Following the announcement in December of the new £110 million Turing scheme, a new website has gone live today with funding and eligibility details so that universities, colleges and schools to prepare for bids to open in Spring.
It comes after the UK left the Erasmus scheme as part of Brexit, meaning Scotland, England and Wales can no longer participate.
UK Government Minister for Scotland, Iain Stewart said: "Our International Education Strategy is vital to helping Scotland and the rest of the UK build back better from the coronavirus pandemic.
“A key part of this is the UK Government's Turing scheme which will enable school, college and university students of all backgrounds to take advantage of the benefits of studying and working around the world.

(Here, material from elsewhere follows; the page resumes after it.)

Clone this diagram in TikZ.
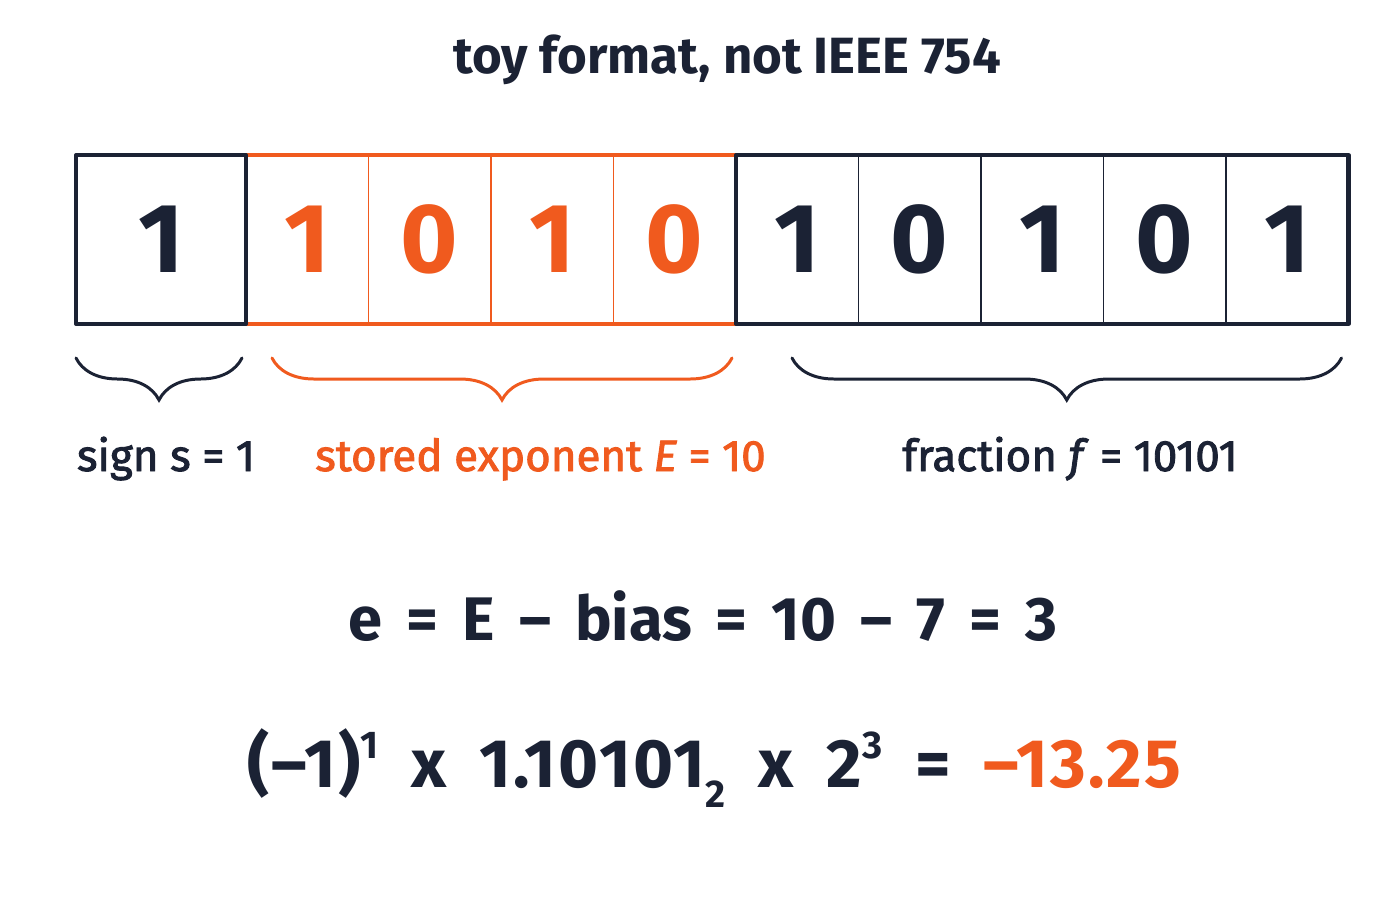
\documentclass[tikz,border=0pt]{standalone}
\usepackage{fontspec}
\setmainfont{Fira Sans}
\newfontfamily\medfont[FakeBold=2]{Fira Sans}
\newfontfamily\eqfont[WordSpace=1.65]{Fira Sans}
\newfontfamily\valfont[WordSpace=1.8, LetterSpace=3]{Fira Sans}
\usepackage{xcolor}
\usetikzlibrary{positioning,decorations.pathreplacing}
\definecolor{ink}{RGB}{27,34,52}
\definecolor{hot}{RGB}{240,90,30}
\tikzstyle{cell} = [rectangle, draw=ink, line width=1.1pt, minimum width=2.45cm, minimum height=3.38cm, inner sep=0pt, outer sep=0pt, text=ink, font=\fontsize{56}{60}\selectfont\bfseries]
\tikzstyle{signcell} = [cell, minimum width=3.4cm]
\tikzstyle{expcell} = [cell, draw=hot, text=hot]
\tikzstyle{groupbox} = [draw=ink, line width=2.3pt, line join=round]
\tikzstyle{bracemark} = [decorate, decoration={brace, mirror, amplitude=0.84cm}, line width=1.7pt, line cap=round]
\tikzstyle{fieldlbl} = [anchor=base, inner sep=0pt, font=\medfont\fontsize{25}{28}\selectfont]
\tikzstyle{formula} = [anchor=base, inner sep=0pt, text=ink, font=\eqfont\fontsize{35}{40}\selectfont\bfseries]
\newcommand{\upidx}[1]{\raisebox{0.42em}{\fontsize{22}{24}\selectfont #1}}
\newcommand{\lowidx}[1]{\raisebox{-0.3em}{\fontsize{22}{24}\selectfont #1}}
\begin{document}
\begin{tikzpicture}[node distance=0pt]
    \useasboundingbox[fill=white] (0,0) rectangle (28,-18);

    % Title
    \node [anchor=base, text=ink, font=\fontsize{29}{33}\selectfont\bfseries] (title) at (14.54,-1.46) {toy format, not IEEE 754};

    % Bit cells
    \node [signcell, anchor=north west] (sign) at (1.52,-3.10) {1};
    \node [expcell, right=of sign] (e1) {1};
    \node [expcell, right=of e1] (e2) {0};
    \node [expcell, right=of e2] (e3) {1};
    \node [expcell, right=of e3] (e4) {0};
    \node [cell, right=of e4] (f1) {1};
    \node [cell, right=of f1] (f2) {0};
    \node [cell, right=of f2] (f3) {1};
    \node [cell, right=of f3] (f4) {0};
    \node [cell, right=of f4] (f5) {1};

    % Field frames
    \draw [groupbox, draw=hot] (e1.north west) rectangle (e4.south east);
    \draw [groupbox] (sign.north west) rectangle (sign.south east);
    \draw [groupbox] (f1.north west) rectangle (f5.south east);

    % Braces
    \coordinate (sb1) at ([yshift=-0.68cm]sign.south west);
    \coordinate (sb2) at ([xshift=-0.08cm, yshift=-0.68cm]sign.south east);
    \coordinate (eb1) at ([xshift=0.52cm, yshift=-0.68cm]e1.south west);
    \coordinate (eb2) at ([xshift=-0.08cm, yshift=-0.68cm]e4.south east);
    \coordinate (fb1) at ([xshift=1.12cm, yshift=-0.68cm]f1.south west);
    \coordinate (fb2) at ([xshift=-0.14cm, yshift=-0.68cm]f5.south east);
    \draw [bracemark, draw=ink] (sb1) -- (sb2);
    \draw [bracemark, draw=hot] (eb1) -- (eb2);
    \draw [bracemark, draw=ink] (fb1) -- (fb2);

    % Field labels
    \node [fieldlbl, text=ink] (signlbl) at (3.32,-9.42) {sign s = 1};
    \node [fieldlbl, text=hot] (explbl) at (10.81,-9.42) {stored exponent \textit{E} = 10};
    \node [fieldlbl, text=ink] (fraclbl) at (21.40,-9.42) {fraction \textit{f} = 10101};

    % Formulas
    \node [formula] (bias) at (14.06,-12.80) {e = E – bias = 10 – 7 = 3};
    \node [formula, font=\valfont\fontsize{39}{44}\selectfont\bfseries] (value) at (14.28,-15.74) {(–1)\upidx{1} x 1.10101\lowidx{2} x 2\upidx{3} = \textcolor{hot}{–13.25}};
\end{tikzpicture}
\end{document}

"The scheme is a great example of how we are a truly global Britain, enhancing existing partnerships while forging new relationships abroad."
The UK Government insists the scheme will be “pioneering” and support students from all backgrounds to take advantage of the benefits of studying and working abroad.
As well as Turing Scheme applications, today they also outlined plans for a new international teaching qualification (iQTS) so teachers around the globe can train to world class standards and teach anywhere.
Universities Minister, Michelle Donelan said: “In these unprecedented times, having a proactive global education agenda is more important than ever so we can build back better from the pandemic.
Our world-class education is a vital part of our economy and society, and we want to support universities, schools, colleges and all aspects of the education sector to thrive across the globe.
“We are committed to making sure our students, particularly those from disadvantaged backgrounds, can benefit from studying and working abroad.
"Working with the British Council, we will open up the globe to our young people, and I look forward to seeing the exciting and enriching opportunities the Turing scheme will bring.”
It comes as Scottish Government continues to try and keep the country involved with the EU’s Erasmus scheme.
Ministers have held talks with the European Commission about allowing Scotland’s students to still participate in the successful study abroad programme despite Brexit.
Last month more than 140 members of the European Parliament wrote to European Commission President, Ursula von der Leyen, asking her to look at options to allow both Scotland and Wales to stay in the scheme.
More than 2,000 students and staff from Scotland use the exchange programme each year.
Both Scotland’s Higher Education Minister, Richard Lochhead and Welsh Education Minister Kirsty Williams have called the UK Government’s decision not to continue with the programme “deeply disappointing”.
In a joint statement last month, they said: "The Scottish and Welsh governments have always been united in our view that participation in Erasmus+ is in the best interests for the whole of the UK.
"The UK government's decision not to associate to the programme is therefore deeply disappointing, a decision that will see support for our most deprived communities cut, and opportunities for all our learners reduced."